If there is passion, Deep feelings, Jealousy.. you are still in love, hanging on it....may be a "firestorm" at times.. but there is something to work with... 

However if you've entered into a consistent state of Apathy, indifference, a numbness.. perfectly content NOT seeing him, would be perfectly fine if he moved on and found another woman, you'd wish them well even ...then you know your heart has moved on.. it's dead.


----------



## aine (Feb 15, 2014)

SimplyAmorous said:


> If there is passion, Deep feelings, Jealousy.. you are still in love, hanging on it....may be a "firestorm" at times.. but there is something to work with...
> 
> However if you've entered into a consistent state of Apathy, indifference, a numbness.. perfectly content NOT seeing him, would be perfectly fine if he moved on and found another woman, you'd wish them well even ...then you know your heart has moved on.. it's dead.



There is no passion. I couldn't bear the though of him with another woman but I also cannot face the idea of intimacy with him either, I'm too emotionally raw. We have not reached the stage of indifference, though sometimes I think it would be less painful to not see him, so I guess feelings are still there.


----------



## SimplyAmorous (Nov 25, 2009)

aine said:


> There is no passion. I couldn't bear the though of him with another woman but I also cannot face the idea of intimacy with him either, I'm too emotionally raw. We have not reached the stage of indifference, though sometimes I think it would be less painful to not see him, so I guess feelings are still there.


I don't know the whole of your story.. sounds he hurt you A LOT .. likely so much resentment -why you can't be intimate with him.. you don't feel safe.. cherished.. too much has happened.. but still.. his moving on would CRUSH YOU.. there are still "feelings", too many memories there for him, some good!...you can't just wipe it all away ..

I've never experienced this personally.. but have seen the devastation of a son's breakup.. I know he still carries feelings for her because he is ANGRY... it's not indifference... I wish It was -for his sake, as it seems SHE has moved on "just fine" with his friend...


----------



## UMP (Dec 23, 2014)

I know I am still in love when:

My wife is low on gasoline, it's late at night, she has to drive early in the morning and I can't stop myself from filling up her tank that night.

She had a colonoscopy that took a long time and I started to panic about the thought of life without her.

I feel proud depositing money into her account, even when it's a BIG number.

I watch porn and start fantasizing about my wife instead.

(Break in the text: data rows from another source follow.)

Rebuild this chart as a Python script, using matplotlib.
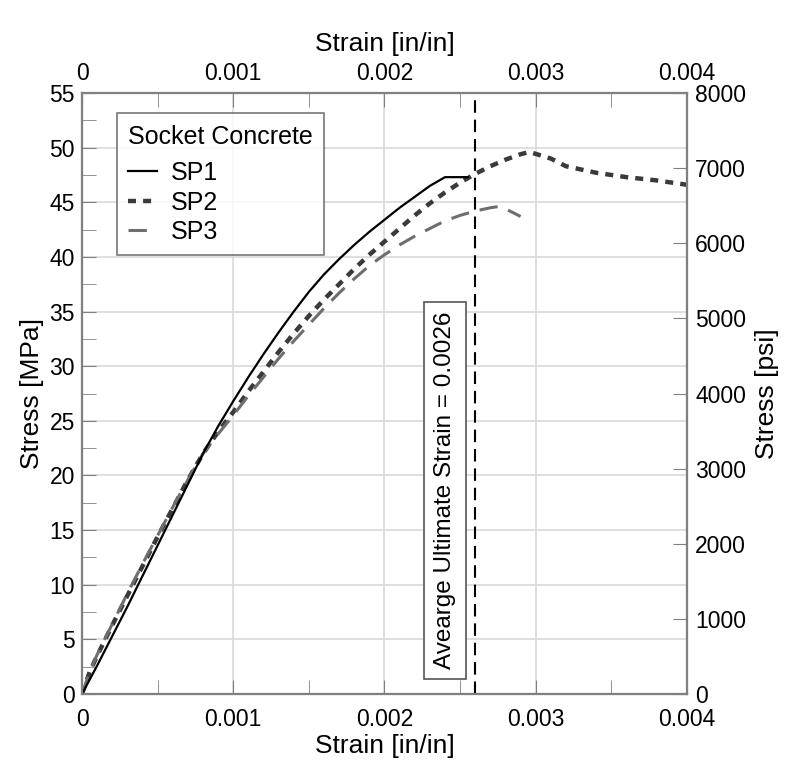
import matplotlib
matplotlib.use("Agg")
import matplotlib.pyplot as plt
from matplotlib.ticker import MultipleLocator
import numpy as np

plt.rcParams['font.family'] = ['Liberation Sans', 'DejaVu Sans']

sp1_strain = [0, 0.0001, 0.0002, 0.0003, 0.0004, 0.0005, 0.0006, 0.0007, 0.0008, 0.0009,
              0.001, 0.0011, 0.0012, 0.0013, 0.0014, 0.0015, 0.0016, 0.0017, 0.0018, 0.0019,
              0.002, 0.0021, 0.0022, 0.0023, 0.0024, 0.00255]
sp1_stress = [0, 2.6, 5.3, 8.0, 10.8, 13.6, 16.4, 19.2, 22.0, 24.5,
              26.8, 29.0, 31.1, 33.1, 35.0, 36.8, 38.4, 39.8, 41.1, 42.3,
              43.4, 44.5, 45.5, 46.5, 47.3, 47.3]

sp2_strain = [0, 0.00005, 0.0001, 0.0002, 0.0003, 0.0004, 0.0005, 0.0006, 0.0007, 0.0008,
              0.0009, 0.001, 0.0011, 0.0012, 0.0013, 0.0014, 0.0015, 0.0016, 0.0017, 0.0018,
              0.0019, 0.002, 0.0021, 0.0022, 0.0023, 0.0024, 0.0025, 0.0026, 0.0027, 0.0028,
              0.0029, 0.00296, 0.0031, 0.0032, 0.0034, 0.0036, 0.0038, 0.004]
sp2_stress = [0, 2.0, 3.5, 6.3, 9.0, 11.7, 14.4, 17.0, 19.6, 22.0,
              24.0, 25.8, 27.7, 29.5, 31.3, 33.0, 34.6, 36.1, 37.5, 38.9,
              40.2, 41.4, 42.6, 43.8, 44.9, 45.9, 46.8, 47.6, 48.3, 48.9,
              49.4, 49.6, 49.0, 48.3, 47.7, 47.3, 47.0, 46.6]

sp3_strain = [0, 0.00005, 0.0001, 0.0002, 0.0003, 0.0004, 0.0005, 0.0006, 0.0007, 0.0008,
              0.0009, 0.001, 0.0011, 0.0012, 0.0013, 0.0014, 0.0015, 0.0016, 0.0017, 0.0018,
              0.0019, 0.002, 0.0021, 0.0022, 0.0023, 0.0024, 0.0025, 0.0026, 0.0027, 0.00275,
              0.0028, 0.0029]
sp3_stress = [0, 2.0, 3.6, 6.4, 9.2, 11.9, 14.5, 17.1, 19.6, 22.0,
              23.8, 25.5, 27.3, 29.0, 30.7, 32.3, 33.8, 35.3, 36.7, 38.0,
              39.2, 40.2, 41.1, 41.9, 42.6, 43.3, 43.8, 44.2, 44.5, 44.6,
              44.4, 43.7]

strain_ticks = [0, 0.001, 0.002, 0.003, 0.004]
strain_tick_labels = ['0', '0.001', '0.002', '0.003', '0.004']
avg_ult_strain = 0.0026

fig = plt.figure(figsize=(7.9, 7.77), dpi=100)
ax = fig.add_axes([0.1038, 0.1068, 0.7658, 0.7735])

spine_c = '#808080'
grid_c = '#d9d9d9'
TICK_FS = 16.5
LABEL_FS = 19

ax.plot(sp1_strain, sp1_stress, color='black', lw=1.6, label='SP1', zorder=4)
ax.plot(sp2_strain, sp2_stress, color='#3a3a3a', lw=3.2, dashes=(1.8, 1.6), label='SP2', zorder=3)
ax.plot(sp3_strain, sp3_stress, color='#6e6e6e', lw=2.2, dashes=(6, 3.6), label='SP3', zorder=3)
ax.axvline(avg_ult_strain, color='black', lw=1.5, dashes=(6, 3.3), zorder=5)

ax.set_xlim(0, 0.004)
ax.set_ylim(0, 55)
ax.set_xticks(strain_ticks)
ax.set_xticklabels(strain_tick_labels)
ax.xaxis.set_minor_locator(MultipleLocator(0.0005))
ax.yaxis.set_major_locator(MultipleLocator(5))
ax.yaxis.set_minor_locator(MultipleLocator(2.5))
ax.grid(True, which='major', color=grid_c, lw=1.2, zorder=0)
ax.tick_params(which='both', direction='in', labelsize=TICK_FS, color=spine_c, length=10)
ax.tick_params(axis='x', pad=10)
ax.tick_params(axis='y', pad=5)
for s in ax.spines.values():
    s.set_color(spine_c)
    s.set_linewidth(1.5)
ax.set_xlabel('Strain [in/in]', fontsize=LABEL_FS, labelpad=2)
ax.set_ylabel('Stress [MPa]', fontsize=LABEL_FS, labelpad=4)

# top axis
axt = ax.twiny()
axt.set_xlim(ax.get_xlim())
axt.set_xticks(strain_ticks)
axt.set_xticklabels(strain_tick_labels)
axt.xaxis.set_minor_locator(MultipleLocator(0.0005))
axt.tick_params(which='both', direction='in', labelsize=TICK_FS, length=10, color=spine_c, pad=6)
axt.set_xlabel('Strain [in/in]', fontsize=LABEL_FS, labelpad=8)

# right axis
axr = ax.twinx()
axr.set_ylim(0, 8000)
axr.yaxis.set_major_locator(MultipleLocator(1000))
axr.tick_params(which='both', direction='in', labelsize=TICK_FS, length=10, color=spine_c, pad=6)
axr.set_ylabel('Stress [psi]', fontsize=LABEL_FS, labelpad=6)
for a in (axt, axr):
    for s in a.spines.values():
        s.set_color(spine_c)
        s.set_linewidth(1.5)

ax.text(0.00240, 18.6, 'Avearge Ultimate Strain = 0.0026', rotation=90,
        ha='center', va='center', fontsize=17.5, zorder=6,
        bbox=dict(boxstyle='square,pad=0.4', fc='white', ec='#555555', lw=1.2))

leg = ax.legend(loc='upper left', bbox_to_anchor=(0.058, 0.966), title='Socket Concrete',
                fontsize=18, title_fontsize=18, frameon=True, fancybox=False,
                edgecolor='#555555', handlelength=1.15, handletextpad=0.55,
                borderpad=0.45, labelspacing=0.22, borderaxespad=0)
leg._legend_box.align = 'left'
leg._legend_box.sep = 9
leg.get_frame().set_linewidth(1.2)
leg.set_zorder(10)

fig.savefig('out.png', dpi=100)
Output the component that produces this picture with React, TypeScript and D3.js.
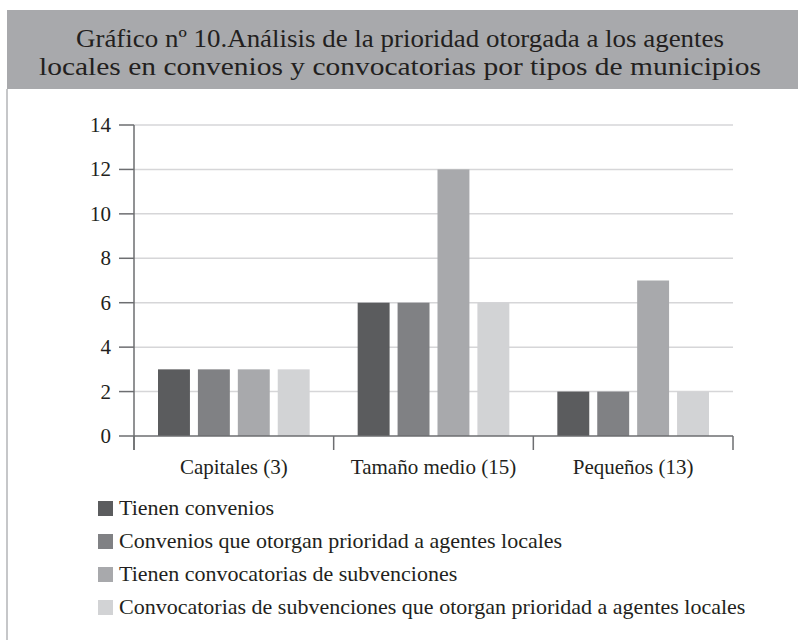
import React from 'react';
import * as d3 from 'd3';

const categories = ['Capitales (3)', 'Tamaño medio (15)', 'Pequeños (13)'];
const seriesNames = [
  'Tienen convenios',
  'Convenios que otorgan prioridad a agentes locales',
  'Tienen convocatorias de subvenciones',
  'Convocatorias de subvenciones que otorgan prioridad a agentes locales',
];
// values per series, one per category
const tienenConvenios = [3, 6, 2];
const conveniosPrioridad = [3, 6, 2];
const tienenConvocatorias = [3, 12, 7];
const convocatoriasPrioridad = [3, 6, 2];
const yTicks = [0, 2, 4, 6, 8, 10, 12, 14];
const titleLines = [
  'Gráfico nº 10.Análisis de la prioridad otorgada a los agentes',
  'locales en convenios y convocatorias por tipos de municipios',
];

const colors = ['#5b5c5e', '#808184', '#a8a9ac', '#d2d3d5'];
const FONT = '"Liberation Serif", "Times New Roman", serif';

export default function App() {
  const width = 798;
  const height = 640;
  const series = [tienenConvenios, conveniosPrioridad, tienenConvocatorias, convocatoriasPrioridad];

  const x0 = d3.scaleBand<string>().domain(categories).range([134, 733]).padding(0);
  const x1 = d3
    .scaleBand<number>()
    .domain(d3.range(series.length))
    .range([24, x0.bandwidth() - 24])
    .paddingInner(0.2)
    .paddingOuter(0);
  const y = d3.scaleLinear().domain([0, 14]).range([436, 125]);

  const xLeft = x0.range()[0];
  const xRight = x0.range()[1];
  const sepTicks = categories.map((c) => x0(c) as number).concat([xRight]);

  return (
    <div style={{ position: 'absolute', left: 0, top: 0 }}>
      <svg width={width} height={height} style={{ display: 'block', background: '#fff' }}>
        {/* frame */}
        <rect x={7} y={10} width={width - 7} height={79} fill="#a8a9ac" />
        <line x1={7} x2={7} y1={89} y2={height} stroke="#c6c7c9" strokeWidth={2} />
        {titleLines.map((t, i) => (
          <text
            key={i}
            x={400}
            y={47 + i * 28}
            textAnchor="middle"
            fontFamily={FONT}
            fontSize={25}
            fill="#231f20"
            textLength={i === 0 ? 648 : 722}
            lengthAdjust="spacingAndGlyphs"
          >
            {t}
          </text>
        ))}

        {/* grid + y axis */}
        {yTicks.map((t) => (
          <g key={t}>
            {t > 0 && (
              <line x1={xLeft} x2={xRight} y1={y(t)} y2={y(t)} stroke="#d6d6d8" strokeWidth={1.5} />
            )}
            <line x1={xLeft - 15} x2={xLeft} y1={y(t)} y2={y(t)} stroke="#6d6e71" strokeWidth={1.5} />
            <text
              x={xLeft - 23}
              y={y(t)}
              dy="0.33em"
              textAnchor="end"
              fontFamily={FONT}
              fontSize={21}
              fill="#231f20"
            >
              {t}
            </text>
          </g>
        ))}

        {/* bars */}
        {categories.map((c, ci) => (
          <g key={c} transform={`translate(${x0(c)},0)`}>
            {series.map((s, si) => (
              <rect
                key={si}
                x={x1(si)}
                y={y(s[ci])}
                width={x1.bandwidth()}
                height={y(0) - y(s[ci])}
                fill={colors[si]}
              />
            ))}
          </g>
        ))}

        <line x1={xLeft} x2={xLeft} y1={y(14)} y2={y(0) + 14} stroke="#6d6e71" strokeWidth={1.5} />
        <line x1={xLeft} x2={xRight} y1={y(0)} y2={y(0)} stroke="#6d6e71" strokeWidth={1.5} />
        {sepTicks.map((sx, i) => (
          <line key={i} x1={sx} x2={sx} y1={y(0)} y2={y(0) + 14} stroke="#6d6e71" strokeWidth={1.5} />
        ))}
        {categories.map((c) => (
          <text
            key={c}
            x={(x0(c) as number) + x0.bandwidth() / 2}
            y={474}
            textAnchor="middle"
            fontFamily={FONT}
            fontSize={21}
            fill="#231f20"
          >
            {c}
          </text>
        ))}

        {/* legend */}
        {seriesNames.map((n, i) => (
          <g key={n} transform={`translate(98,${501 + i * 33})`}>
            <rect x={0} y={0} width={15} height={15} fill={colors[i]} />
            <text x={21} y={14} fontFamily={FONT} fontSize={22} fill="#231f20">
              {n}
            </text>
          </g>
        ))}
      </svg>
    </div>
  );
}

I take a long deep breath of her scent.

After telling her 1,000,000 times not to put a glass of water on the bare wooded night stand, as I see her do it yet again, I just smile.


----------



## LadybugMomma (Apr 28, 2016)

aine said:


> I am separated from my H and am very confused. We are in MC but I don't know if I am still in love, I think not. Not sure if I love him, he has hurt me so much that I think whatever I feel for him is buried deep. Can it be resuscitated?
> 
> What are the signs if you are no longer in love?
> I'm scared to go back into the marriage, I can't let go of all the hurt. Moving on will not help as the pain will come with me.


I was with my ex from the time I was 15 until 40. I knew that after I tried everything I could to be happy in the marriage and nothing worked, it was time to let it go. I wasn't happy, and he was doing nothing to contribute to the marriage in a positive way, nor tried to do anything to help me feel happy. Mainly, all I needed was for him to be an active part of our family, quit smoking pot, and work. I don't think that was too much to ask. 

Once I put every other thought of guilt, sadness, worry of what others would think, feeling like I was being selfish, aside and thought of myself and my own happiness, I knew what I had to do.

I have zero regret for my decision.


----------



## Zanne (Dec 7, 2012)

.


----------